According to the National Fibromyalgia Association, fibromyalgia (FM) experts estimate that about 10 million Americans and approximately 5 percent of the population worldwide live with this disabling condition of FM, one of the fastest growing auto-immune diseases in the USA. When I recently went to my adoptive moms play date group, even within this niche group, three out of the six of us had chronic illnesses. Being aware of they illness symptoms a friend may cope with, and the daily changes in their limitations and abilities, can make a big difference in how much they are willing to be a part of a mom’s group and feel comfortable around other moms who all seem to jump hurdles at the speed of light.
[1]. Don’t be hesitant to ask what time of the day is best for play-dates or activities. For someone with a chronic illness, this will vary from season to season (weather can impact it a lot); and also from one illness to another. For some moms, mornings are good and afternoons are exhausting; for others it’s the other way around. Heat combined with illness can make it impossible for a chronically ill mom to even be outside for long.
[2] Be understanding if she has to cancel, rather than bombarding her with guilt. Coping with a chronic illness means that every day is unpredictable. Last week I did nothing other than take a step and my knee locked up for four days. I did all the heat and ice therapies, took extra medication and tried not to complain. But all my plans were cancelled with no advance warning.

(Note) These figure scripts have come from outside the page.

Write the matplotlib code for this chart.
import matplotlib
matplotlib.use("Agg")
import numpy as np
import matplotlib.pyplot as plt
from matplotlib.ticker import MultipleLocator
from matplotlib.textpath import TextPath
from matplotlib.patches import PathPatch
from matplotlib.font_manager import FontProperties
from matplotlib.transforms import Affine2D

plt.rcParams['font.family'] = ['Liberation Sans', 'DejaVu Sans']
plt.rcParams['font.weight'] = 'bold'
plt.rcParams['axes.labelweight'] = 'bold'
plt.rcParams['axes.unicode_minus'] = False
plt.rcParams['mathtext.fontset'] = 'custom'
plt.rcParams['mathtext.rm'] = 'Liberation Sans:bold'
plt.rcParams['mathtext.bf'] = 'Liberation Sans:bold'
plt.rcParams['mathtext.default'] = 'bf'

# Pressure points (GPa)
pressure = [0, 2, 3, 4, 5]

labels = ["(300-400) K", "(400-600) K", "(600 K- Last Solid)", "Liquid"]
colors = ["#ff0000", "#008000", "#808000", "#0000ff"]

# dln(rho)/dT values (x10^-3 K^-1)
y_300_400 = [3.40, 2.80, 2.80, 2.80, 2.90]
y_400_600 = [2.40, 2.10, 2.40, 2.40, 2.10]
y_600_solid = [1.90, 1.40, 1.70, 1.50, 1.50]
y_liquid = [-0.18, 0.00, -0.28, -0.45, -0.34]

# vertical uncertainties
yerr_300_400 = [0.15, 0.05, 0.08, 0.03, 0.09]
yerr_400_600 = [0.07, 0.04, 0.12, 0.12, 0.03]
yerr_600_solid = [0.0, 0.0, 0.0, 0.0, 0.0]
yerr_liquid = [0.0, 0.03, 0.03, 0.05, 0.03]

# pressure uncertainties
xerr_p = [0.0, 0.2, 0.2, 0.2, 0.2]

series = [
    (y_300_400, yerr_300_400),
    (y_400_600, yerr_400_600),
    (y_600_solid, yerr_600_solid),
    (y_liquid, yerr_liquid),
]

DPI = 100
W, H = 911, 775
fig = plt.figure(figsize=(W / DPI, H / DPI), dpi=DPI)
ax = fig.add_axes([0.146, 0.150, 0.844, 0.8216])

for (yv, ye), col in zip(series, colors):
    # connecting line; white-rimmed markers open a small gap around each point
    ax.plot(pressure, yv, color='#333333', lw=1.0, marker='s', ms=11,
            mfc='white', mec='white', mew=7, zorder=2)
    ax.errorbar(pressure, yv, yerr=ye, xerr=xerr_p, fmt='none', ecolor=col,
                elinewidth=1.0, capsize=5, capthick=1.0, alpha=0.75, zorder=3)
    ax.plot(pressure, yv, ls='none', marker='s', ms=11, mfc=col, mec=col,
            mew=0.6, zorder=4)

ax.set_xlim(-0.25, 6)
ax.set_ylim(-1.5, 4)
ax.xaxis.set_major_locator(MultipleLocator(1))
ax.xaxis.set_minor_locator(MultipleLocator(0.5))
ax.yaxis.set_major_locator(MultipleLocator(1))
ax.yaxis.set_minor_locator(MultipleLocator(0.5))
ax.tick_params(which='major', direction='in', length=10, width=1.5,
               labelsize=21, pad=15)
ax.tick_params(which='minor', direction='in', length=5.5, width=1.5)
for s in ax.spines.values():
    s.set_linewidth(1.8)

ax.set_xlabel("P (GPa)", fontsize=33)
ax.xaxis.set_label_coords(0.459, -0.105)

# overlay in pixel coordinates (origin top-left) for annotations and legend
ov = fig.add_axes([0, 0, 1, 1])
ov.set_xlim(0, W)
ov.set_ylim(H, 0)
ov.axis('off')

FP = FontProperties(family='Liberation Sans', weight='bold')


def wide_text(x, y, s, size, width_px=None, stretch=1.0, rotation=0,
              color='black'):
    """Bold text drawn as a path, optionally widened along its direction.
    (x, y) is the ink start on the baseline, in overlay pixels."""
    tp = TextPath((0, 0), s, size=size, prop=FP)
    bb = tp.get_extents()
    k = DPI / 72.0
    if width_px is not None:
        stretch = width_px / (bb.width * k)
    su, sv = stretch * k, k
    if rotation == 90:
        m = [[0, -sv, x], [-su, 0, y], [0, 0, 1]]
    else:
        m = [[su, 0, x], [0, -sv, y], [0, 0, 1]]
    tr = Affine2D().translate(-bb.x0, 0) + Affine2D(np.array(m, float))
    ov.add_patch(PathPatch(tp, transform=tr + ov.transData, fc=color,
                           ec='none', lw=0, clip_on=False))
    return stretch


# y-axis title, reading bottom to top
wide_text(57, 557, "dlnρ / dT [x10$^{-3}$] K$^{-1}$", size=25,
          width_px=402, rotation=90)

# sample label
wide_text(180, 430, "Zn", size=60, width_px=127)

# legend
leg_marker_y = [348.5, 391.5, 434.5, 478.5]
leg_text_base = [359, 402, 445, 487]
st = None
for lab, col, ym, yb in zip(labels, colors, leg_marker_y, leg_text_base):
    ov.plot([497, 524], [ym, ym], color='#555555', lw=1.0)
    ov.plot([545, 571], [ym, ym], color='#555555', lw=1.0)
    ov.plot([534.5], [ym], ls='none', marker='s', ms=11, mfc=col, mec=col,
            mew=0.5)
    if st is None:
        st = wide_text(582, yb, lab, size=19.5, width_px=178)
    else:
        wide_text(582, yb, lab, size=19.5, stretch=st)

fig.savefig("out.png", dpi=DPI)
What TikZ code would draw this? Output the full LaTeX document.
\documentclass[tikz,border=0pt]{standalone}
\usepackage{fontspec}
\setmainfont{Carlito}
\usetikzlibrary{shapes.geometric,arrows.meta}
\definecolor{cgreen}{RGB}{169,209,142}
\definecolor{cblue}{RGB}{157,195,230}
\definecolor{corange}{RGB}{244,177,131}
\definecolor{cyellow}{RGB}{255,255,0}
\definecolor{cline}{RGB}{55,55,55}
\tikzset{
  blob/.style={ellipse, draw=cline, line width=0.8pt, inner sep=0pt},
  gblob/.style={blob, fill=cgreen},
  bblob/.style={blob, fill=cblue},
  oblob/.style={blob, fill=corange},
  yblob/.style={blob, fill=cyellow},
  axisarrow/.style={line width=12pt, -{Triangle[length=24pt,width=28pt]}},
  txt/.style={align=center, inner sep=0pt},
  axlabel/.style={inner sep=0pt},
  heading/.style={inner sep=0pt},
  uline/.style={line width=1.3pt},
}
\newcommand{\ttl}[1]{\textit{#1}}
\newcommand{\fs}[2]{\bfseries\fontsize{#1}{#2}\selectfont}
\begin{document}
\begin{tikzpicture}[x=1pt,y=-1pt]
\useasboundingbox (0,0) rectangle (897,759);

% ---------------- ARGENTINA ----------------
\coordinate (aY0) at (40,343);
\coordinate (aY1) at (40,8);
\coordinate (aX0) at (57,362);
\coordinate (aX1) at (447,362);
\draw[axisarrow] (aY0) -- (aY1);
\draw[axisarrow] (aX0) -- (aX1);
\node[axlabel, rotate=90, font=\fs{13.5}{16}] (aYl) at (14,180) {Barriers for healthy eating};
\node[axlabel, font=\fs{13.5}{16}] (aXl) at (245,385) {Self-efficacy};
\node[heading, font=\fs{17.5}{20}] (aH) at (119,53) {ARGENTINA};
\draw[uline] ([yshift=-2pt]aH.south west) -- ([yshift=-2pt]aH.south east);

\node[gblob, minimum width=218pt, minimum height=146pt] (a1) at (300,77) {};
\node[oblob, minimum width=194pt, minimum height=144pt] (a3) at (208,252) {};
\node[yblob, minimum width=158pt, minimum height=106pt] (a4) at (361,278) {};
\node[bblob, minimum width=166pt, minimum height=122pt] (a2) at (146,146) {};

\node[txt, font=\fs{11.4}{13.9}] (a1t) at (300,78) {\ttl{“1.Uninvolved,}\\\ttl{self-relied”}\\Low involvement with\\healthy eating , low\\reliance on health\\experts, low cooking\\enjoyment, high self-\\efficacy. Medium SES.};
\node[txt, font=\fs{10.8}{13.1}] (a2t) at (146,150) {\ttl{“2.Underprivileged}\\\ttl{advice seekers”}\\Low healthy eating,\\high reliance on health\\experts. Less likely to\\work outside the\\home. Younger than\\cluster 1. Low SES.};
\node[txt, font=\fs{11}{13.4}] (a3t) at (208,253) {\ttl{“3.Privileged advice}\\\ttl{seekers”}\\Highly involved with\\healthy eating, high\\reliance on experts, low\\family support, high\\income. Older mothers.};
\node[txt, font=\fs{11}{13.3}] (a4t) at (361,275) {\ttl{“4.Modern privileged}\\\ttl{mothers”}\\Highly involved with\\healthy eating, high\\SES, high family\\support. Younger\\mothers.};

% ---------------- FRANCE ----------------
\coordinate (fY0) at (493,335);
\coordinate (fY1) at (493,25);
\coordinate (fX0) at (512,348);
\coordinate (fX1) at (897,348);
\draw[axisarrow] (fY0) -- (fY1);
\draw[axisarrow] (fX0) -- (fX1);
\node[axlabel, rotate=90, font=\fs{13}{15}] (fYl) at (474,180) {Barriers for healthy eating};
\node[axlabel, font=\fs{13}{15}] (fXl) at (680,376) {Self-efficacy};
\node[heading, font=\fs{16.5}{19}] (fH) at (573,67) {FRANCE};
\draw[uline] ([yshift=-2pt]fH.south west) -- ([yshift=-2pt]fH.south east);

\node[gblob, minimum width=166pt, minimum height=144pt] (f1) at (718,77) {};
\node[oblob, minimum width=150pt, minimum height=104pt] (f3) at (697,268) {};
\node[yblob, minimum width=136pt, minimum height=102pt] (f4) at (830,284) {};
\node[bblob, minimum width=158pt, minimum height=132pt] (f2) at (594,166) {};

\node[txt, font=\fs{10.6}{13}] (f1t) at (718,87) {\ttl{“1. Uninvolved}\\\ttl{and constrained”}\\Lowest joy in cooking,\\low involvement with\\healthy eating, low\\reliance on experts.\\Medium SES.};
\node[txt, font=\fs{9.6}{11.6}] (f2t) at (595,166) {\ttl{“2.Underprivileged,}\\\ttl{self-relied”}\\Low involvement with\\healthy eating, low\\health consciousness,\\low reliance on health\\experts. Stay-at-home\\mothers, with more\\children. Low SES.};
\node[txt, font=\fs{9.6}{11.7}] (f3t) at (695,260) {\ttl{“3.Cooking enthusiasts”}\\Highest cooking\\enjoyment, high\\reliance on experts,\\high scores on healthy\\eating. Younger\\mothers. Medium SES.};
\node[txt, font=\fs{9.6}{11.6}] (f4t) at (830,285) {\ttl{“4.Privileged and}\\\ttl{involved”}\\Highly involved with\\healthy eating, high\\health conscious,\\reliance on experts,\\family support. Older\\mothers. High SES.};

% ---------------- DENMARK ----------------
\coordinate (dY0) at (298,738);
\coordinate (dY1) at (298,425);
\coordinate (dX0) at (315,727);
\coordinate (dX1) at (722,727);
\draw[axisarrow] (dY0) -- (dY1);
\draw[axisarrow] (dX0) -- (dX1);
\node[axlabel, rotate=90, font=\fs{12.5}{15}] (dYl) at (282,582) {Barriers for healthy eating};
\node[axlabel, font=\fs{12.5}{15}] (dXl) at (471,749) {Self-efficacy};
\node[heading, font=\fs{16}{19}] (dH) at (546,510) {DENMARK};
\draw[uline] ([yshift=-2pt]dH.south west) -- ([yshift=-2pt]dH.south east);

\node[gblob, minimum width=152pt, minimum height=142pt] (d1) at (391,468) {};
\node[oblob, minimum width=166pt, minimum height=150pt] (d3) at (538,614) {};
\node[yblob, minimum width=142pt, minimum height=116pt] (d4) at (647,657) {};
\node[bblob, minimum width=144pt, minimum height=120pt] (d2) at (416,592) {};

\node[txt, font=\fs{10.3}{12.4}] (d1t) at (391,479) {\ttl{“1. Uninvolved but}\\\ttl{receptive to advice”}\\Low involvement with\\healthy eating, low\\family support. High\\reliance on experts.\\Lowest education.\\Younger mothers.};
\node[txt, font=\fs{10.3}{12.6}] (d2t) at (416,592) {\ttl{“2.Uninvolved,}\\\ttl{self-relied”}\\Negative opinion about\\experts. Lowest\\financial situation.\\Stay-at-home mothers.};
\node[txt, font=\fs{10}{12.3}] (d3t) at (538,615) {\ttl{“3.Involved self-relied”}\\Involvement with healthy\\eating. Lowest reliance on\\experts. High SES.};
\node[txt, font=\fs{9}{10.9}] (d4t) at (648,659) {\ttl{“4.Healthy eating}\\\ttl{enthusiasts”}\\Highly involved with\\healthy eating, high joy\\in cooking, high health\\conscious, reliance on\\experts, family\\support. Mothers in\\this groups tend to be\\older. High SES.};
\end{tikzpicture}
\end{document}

[3] Ask questions such as “how far are you comfortable walking today?” and try to accommodate. Remember a two-block walk to the park may seem like miles for her. Stairs may be difficult if not impossible so take the elevator with her. When she walks keep a pace with her and realize she may have to take rest stops even while walking small distances. Chase after her kids and let her have a few minutes of rest. Standing for long can also be challenging. What looks like a short line for the carousel may be impossible for her to withstand. Offer to stand in line and let her jump in later.
[4] Ask polite questions about her illness, such as “what is your greatest challenge?” Avoid telling her about the cures you’ve heard for her illness; the products you may sell that could help her; or about your mother’s cousin’s sister who has the same illness but still manages to raise five children and work full-time.
[5] Be aware of simple things that may be difficult for her. For example, if you go to the beach, you may want to ask her if she would like to be dropped off while you find a parking spot; she may not be able to sit on the ground so bring a few lawn chairs so she isn’t the only one two feet above the rest of your friends. She will likely be limited in her sun-exposure. She may not be able to carry as much picnic items as you can from the car. While you don’t want to make her feel helpless, nor does she want you to make a big deal out of it, just be aware that she may need some extra considerations.
[6] Don’t assume that she can take care of your children, even for five minutes, unless she volunteers. Child-caring is exhausting and caring for her own may be zapping her of the little strength she already has. Plus, if your kids are prone to run out into the street, realize that she may not physically be able to chase them.
[7] Plan activities that she can participate in. While you may love your stroller exercise groups, and mommy-and-me swim classes, these activities may not be options for her. Ask her what kinds of things she likes to do and then join her for these. Keep the activities under three hours; while you may spend six hours at the zoo, affirm that you completely understand she needs to get home. Don’t say, “a little more exercise may do you some good!”
[8] Lastly, say the words to her that every mom wants to hear: “You are an amazing mom and I don’t know how you do it all. I truly admire your perseverance and strength.